Locals prep for first day of recycling programPublished 12:12am Tuesday, July 30, 2013
NATCHEZ — After years of talks, hopes, dreams, several failed attempts, several more plans and legal action over a garbage contract, citywide recycling will begin in earnest Wednesday.
Waste Pro trucks will be running routes to collect recyclable materials from area homes.
To participate, residents should place recycling in their blue recycling bins on the curb before pickup begins at 7 a.m., Waste Pro Southwest Division Manager Doug Atkins said.
“It’s important that people get their bins out on time,” Atkins said. “If people put their recycling out after that, we may have already passed by. It’s been a big problem in the past with garbage pickup.”
Only recycling bins should be placed on the curb Wednesday, he said. No garbage will be collected.
Cardboard boxes can also be placed next to the blue bins and filled with recycling, if items will not fit in the bins, Atkins said.
Recyclable material should not be placed in plastic bags, instead, items should sit loosely in the bins, he said.
Glass, Styrofoam and certain kinds of plastic cannot be recycled.
Unacceptable items often clog the sorting line, said Jim Smith, chairman of the Green Alliance and of Concordia Metals employee.
Concordia Metals’ employees sort recyclable items by type of material after drop off. Employees smash materials into a bale and ship the bales to factories for repurposing, Smith said.
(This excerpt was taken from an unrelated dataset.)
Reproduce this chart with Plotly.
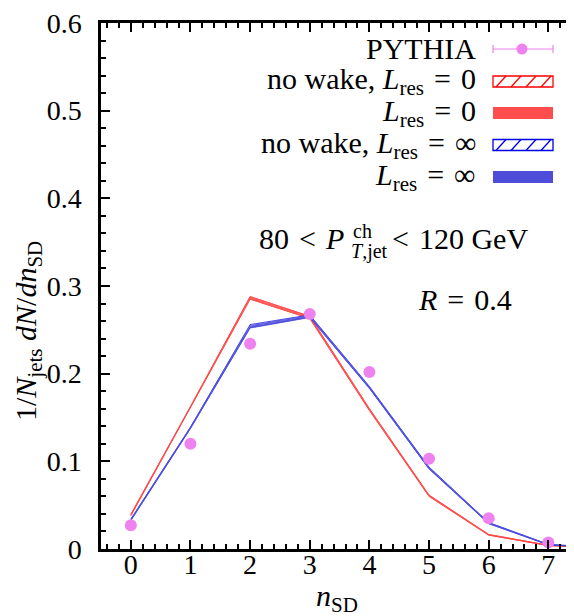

“Unacceptable items really mess up that whole process,” he said. “We have to put any unacceptable items in the landfill. If the unacceptable items get into the bale, they can cause the mill to reject it.”
Smith said plastic bottles and jugs are acceptable. Yogurt tubs or plastic motor oil containers are examples of unacceptable items.
“There are lots of slogans that go with recycling, but the best one is, ‘When in doubt, throw it out,’” he said.
Smith also said rinsing containers with water is necessary to ensure food particles don’t end up in the bales.
Though 6,000 recycling bins were distributed, Atkins said he doesn’t expect everyone to recycle.
“The nationwide average is 25 to 30 percent of people that recycle,” he said. “I’m hoping for a higher percentage. A high percentage of recycling reduces the amount of garbage we take to the landfill.”
But Smith and Atkins aren’t the only ones fired up about recycling.
Natchez resident John “Sonny” Sanguinetti said his recycling bin is already overflowing.
“We have been recycling for years,” Sanguinetti said. “We collected cans for church and for Boy Scouts. We have already started collecting our recycling for Wednesday and had to stop because it got so full.”
Vidalia will soon join Natchez in its recycling effort.
The city recently ordered 500, 35-gallon recycling bins. Alderman Ricky Knapp said the bins should arrive in early September.
After receiving the bins, the city will begin a pilot program to gauge interest. Nearly 100 Vidalia residents are signed up currently, Knapp said.
“We are going to start with 500 and see what happens from there,” he said. “It’s definitely a great thing, and I hope to get the whole city on board.”